▸ **Charts and diagrams as code**:
--

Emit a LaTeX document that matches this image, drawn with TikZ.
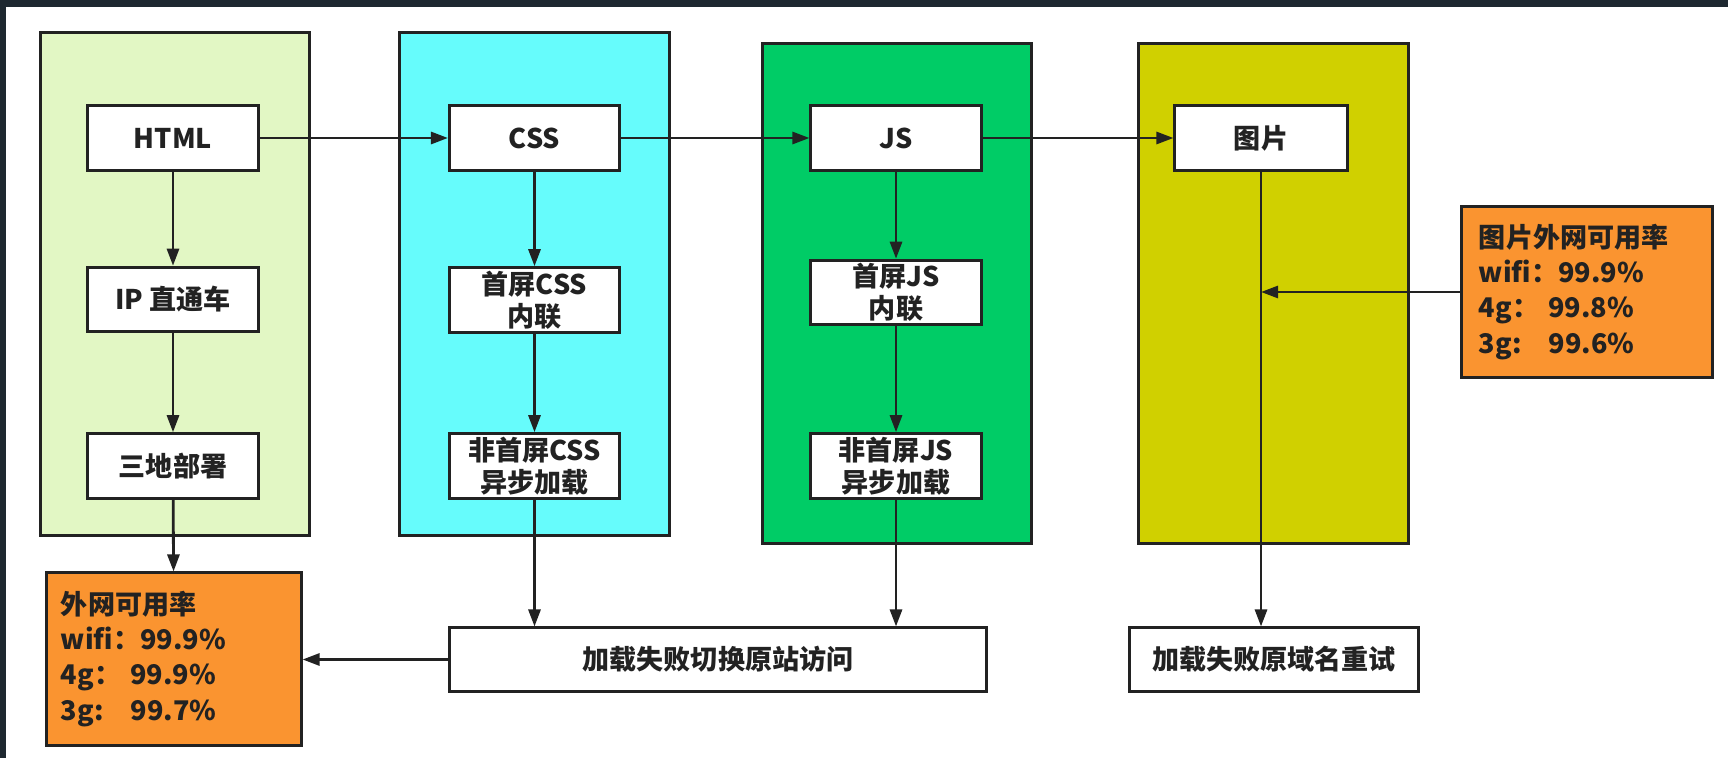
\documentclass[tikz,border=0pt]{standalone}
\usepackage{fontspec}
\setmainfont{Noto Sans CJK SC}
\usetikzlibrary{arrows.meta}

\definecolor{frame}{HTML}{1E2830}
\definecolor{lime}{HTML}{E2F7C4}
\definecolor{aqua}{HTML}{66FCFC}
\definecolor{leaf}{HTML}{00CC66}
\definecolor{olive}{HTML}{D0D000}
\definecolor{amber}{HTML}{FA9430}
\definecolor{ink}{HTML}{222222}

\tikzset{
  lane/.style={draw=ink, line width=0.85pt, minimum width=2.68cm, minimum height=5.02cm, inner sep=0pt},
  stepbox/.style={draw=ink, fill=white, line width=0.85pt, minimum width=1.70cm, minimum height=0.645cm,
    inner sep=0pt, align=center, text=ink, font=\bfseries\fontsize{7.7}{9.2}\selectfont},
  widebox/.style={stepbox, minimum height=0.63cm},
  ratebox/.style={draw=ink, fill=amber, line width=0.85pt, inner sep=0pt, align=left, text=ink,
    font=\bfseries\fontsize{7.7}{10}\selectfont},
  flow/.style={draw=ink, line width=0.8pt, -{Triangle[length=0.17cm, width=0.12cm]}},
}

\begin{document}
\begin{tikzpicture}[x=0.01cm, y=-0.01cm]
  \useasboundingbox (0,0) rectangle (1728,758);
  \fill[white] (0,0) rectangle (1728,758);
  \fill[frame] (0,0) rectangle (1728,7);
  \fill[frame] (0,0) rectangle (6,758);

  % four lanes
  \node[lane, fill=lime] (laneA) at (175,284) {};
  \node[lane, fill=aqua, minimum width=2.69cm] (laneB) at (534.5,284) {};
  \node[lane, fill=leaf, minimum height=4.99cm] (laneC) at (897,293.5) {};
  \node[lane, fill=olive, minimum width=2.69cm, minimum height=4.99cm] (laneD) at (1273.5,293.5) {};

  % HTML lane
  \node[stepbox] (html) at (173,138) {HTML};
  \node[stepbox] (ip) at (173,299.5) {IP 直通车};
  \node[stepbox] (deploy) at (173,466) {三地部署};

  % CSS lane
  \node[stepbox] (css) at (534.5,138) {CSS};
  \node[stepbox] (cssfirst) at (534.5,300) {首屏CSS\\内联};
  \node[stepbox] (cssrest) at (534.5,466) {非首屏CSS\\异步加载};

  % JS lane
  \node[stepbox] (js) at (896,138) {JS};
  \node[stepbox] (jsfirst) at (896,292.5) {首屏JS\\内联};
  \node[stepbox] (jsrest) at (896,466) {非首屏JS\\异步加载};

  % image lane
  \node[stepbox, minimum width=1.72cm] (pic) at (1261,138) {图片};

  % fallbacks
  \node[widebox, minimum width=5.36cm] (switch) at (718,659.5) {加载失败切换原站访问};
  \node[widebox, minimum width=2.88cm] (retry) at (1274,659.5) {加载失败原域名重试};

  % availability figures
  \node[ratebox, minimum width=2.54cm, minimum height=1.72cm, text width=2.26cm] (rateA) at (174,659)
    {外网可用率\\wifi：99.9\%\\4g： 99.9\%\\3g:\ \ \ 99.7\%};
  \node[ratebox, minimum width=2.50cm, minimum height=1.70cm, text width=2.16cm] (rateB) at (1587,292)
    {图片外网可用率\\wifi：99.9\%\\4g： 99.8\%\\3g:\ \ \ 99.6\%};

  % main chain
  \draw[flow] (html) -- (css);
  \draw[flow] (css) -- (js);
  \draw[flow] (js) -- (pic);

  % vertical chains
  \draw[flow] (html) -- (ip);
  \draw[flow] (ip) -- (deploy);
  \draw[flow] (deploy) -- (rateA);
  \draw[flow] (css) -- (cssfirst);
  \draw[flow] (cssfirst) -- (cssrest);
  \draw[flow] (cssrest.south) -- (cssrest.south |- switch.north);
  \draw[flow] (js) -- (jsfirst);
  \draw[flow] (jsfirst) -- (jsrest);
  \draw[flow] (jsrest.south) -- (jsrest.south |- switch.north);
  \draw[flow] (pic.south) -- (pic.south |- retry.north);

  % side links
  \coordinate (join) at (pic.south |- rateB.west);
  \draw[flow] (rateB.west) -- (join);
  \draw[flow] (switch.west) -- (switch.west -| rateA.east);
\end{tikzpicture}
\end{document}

--

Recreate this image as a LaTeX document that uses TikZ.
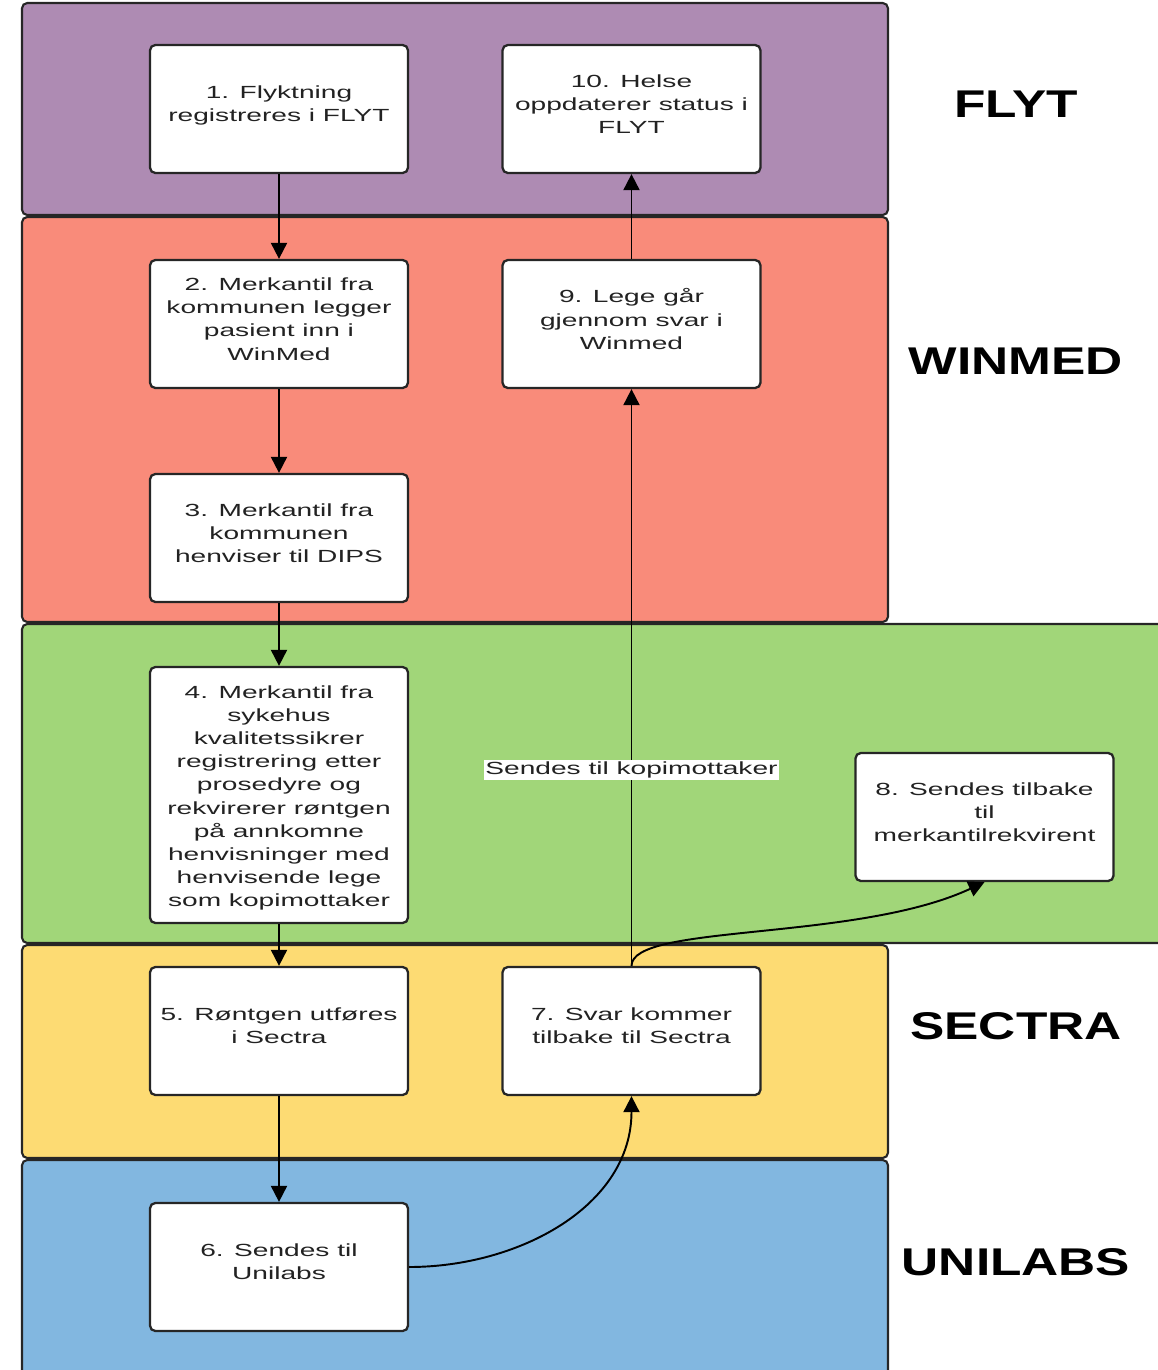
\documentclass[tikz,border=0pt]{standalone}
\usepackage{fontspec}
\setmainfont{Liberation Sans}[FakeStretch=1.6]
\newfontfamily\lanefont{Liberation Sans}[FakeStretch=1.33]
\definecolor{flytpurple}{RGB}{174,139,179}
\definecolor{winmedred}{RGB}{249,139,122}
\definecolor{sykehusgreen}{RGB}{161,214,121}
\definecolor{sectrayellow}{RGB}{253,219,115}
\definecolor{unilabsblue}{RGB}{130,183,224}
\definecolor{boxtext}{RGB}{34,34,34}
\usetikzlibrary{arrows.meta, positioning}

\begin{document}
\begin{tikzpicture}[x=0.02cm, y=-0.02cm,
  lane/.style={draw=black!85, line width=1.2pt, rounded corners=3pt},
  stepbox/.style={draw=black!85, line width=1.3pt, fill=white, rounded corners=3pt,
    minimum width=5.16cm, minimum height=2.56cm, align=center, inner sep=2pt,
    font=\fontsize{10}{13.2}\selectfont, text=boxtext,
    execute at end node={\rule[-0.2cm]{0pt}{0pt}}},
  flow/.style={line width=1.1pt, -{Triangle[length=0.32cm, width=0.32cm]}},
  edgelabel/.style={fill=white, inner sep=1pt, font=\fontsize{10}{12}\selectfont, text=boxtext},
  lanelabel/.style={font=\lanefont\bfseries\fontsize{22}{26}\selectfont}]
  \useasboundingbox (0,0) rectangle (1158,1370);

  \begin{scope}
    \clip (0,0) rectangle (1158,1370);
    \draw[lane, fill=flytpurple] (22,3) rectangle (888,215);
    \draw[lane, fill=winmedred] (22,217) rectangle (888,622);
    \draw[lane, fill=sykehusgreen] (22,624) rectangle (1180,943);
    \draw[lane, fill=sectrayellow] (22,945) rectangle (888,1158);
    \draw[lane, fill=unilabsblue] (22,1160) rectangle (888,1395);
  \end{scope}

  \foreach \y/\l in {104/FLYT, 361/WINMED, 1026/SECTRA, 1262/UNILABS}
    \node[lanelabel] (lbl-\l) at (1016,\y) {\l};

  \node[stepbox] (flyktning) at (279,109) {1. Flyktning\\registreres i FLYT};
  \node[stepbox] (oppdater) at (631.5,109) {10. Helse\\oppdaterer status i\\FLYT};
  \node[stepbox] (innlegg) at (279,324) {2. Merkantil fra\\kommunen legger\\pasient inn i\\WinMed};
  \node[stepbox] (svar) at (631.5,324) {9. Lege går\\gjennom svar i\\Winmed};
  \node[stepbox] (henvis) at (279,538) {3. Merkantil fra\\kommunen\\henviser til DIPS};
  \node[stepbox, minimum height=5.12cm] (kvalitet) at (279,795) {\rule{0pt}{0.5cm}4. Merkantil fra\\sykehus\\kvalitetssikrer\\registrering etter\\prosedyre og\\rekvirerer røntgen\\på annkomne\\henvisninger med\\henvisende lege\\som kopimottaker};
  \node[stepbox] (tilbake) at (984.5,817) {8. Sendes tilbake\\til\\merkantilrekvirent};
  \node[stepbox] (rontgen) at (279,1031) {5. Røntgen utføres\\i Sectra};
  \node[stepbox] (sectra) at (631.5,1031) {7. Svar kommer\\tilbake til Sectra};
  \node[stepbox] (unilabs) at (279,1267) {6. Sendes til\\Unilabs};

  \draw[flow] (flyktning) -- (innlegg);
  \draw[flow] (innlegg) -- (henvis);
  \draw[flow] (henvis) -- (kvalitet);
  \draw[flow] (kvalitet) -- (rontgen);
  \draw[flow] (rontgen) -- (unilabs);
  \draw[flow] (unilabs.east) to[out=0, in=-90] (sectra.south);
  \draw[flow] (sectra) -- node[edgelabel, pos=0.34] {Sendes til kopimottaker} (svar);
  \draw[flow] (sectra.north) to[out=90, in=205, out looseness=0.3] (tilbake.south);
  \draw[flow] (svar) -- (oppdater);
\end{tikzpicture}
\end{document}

--

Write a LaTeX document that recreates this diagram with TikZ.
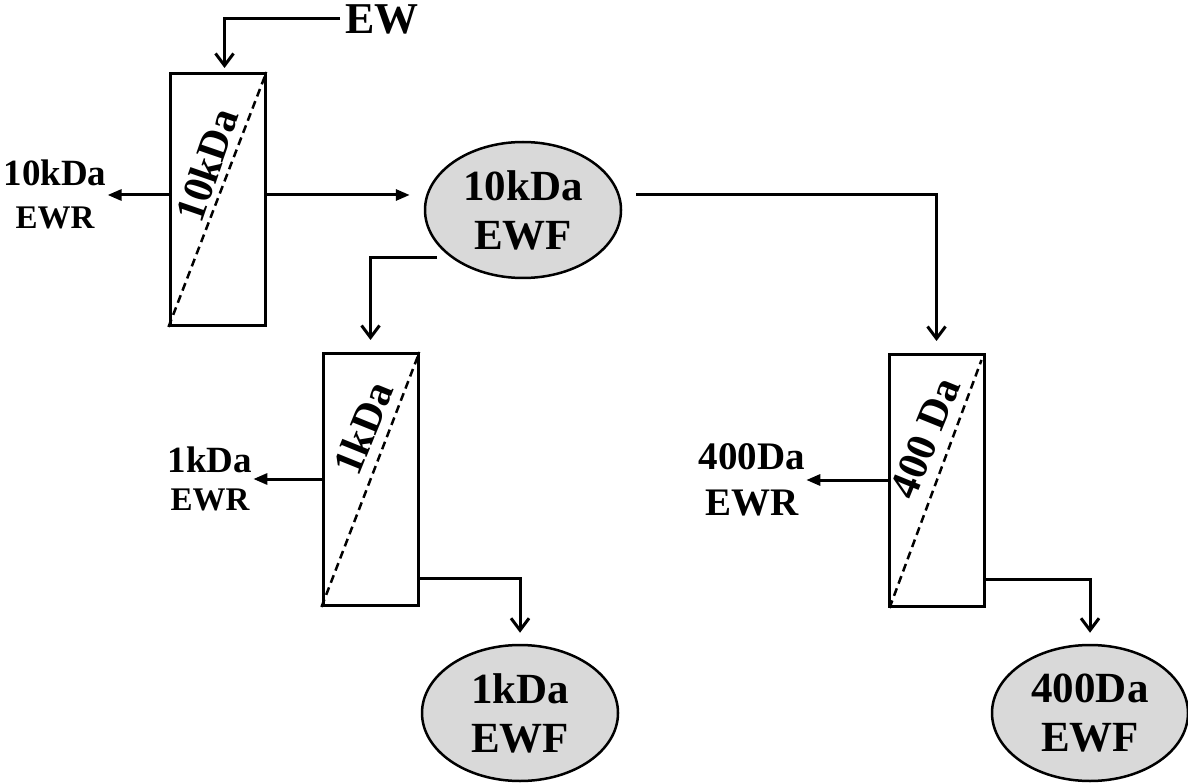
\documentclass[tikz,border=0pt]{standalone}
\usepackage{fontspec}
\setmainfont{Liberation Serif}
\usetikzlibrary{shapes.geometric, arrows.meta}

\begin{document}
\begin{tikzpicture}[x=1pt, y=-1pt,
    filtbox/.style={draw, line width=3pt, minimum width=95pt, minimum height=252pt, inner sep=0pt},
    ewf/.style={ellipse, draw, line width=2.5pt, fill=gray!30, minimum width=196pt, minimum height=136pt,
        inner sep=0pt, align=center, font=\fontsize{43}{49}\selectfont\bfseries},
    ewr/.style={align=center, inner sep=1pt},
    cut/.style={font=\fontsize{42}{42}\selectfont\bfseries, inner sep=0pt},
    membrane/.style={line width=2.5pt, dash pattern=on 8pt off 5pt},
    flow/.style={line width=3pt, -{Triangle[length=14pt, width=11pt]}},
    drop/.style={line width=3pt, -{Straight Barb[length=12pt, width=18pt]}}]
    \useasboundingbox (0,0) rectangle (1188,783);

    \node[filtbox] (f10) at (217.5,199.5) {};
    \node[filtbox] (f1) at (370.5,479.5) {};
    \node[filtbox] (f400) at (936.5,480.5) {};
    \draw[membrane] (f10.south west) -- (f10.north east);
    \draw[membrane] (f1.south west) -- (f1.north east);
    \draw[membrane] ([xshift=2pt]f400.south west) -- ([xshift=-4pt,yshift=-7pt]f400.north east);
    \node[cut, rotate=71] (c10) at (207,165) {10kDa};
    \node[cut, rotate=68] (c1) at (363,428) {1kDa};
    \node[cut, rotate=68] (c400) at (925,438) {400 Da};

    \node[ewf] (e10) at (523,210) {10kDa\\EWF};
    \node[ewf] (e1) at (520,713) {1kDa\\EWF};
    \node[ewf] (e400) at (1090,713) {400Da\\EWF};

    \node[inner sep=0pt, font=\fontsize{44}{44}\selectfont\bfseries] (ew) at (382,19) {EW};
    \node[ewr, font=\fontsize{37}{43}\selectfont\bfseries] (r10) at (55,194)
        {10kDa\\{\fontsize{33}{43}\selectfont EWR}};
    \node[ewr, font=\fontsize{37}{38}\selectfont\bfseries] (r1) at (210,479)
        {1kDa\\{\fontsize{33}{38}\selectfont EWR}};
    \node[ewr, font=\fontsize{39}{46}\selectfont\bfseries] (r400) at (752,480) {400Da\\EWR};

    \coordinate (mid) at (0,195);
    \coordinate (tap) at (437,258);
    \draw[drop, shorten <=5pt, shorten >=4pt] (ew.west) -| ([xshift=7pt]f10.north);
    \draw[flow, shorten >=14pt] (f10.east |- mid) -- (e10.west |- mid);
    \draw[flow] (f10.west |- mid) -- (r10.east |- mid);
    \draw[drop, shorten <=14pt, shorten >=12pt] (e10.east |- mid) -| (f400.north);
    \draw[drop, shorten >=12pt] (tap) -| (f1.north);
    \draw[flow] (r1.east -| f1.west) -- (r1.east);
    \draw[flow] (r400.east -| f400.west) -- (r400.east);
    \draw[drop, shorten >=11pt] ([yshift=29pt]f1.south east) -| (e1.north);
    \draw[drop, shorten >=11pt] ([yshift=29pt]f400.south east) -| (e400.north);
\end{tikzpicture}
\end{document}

--

▸ **Problem**: From the data above, work out how many lines hold "this". Answer with the number alone.

▸ **Result**: 3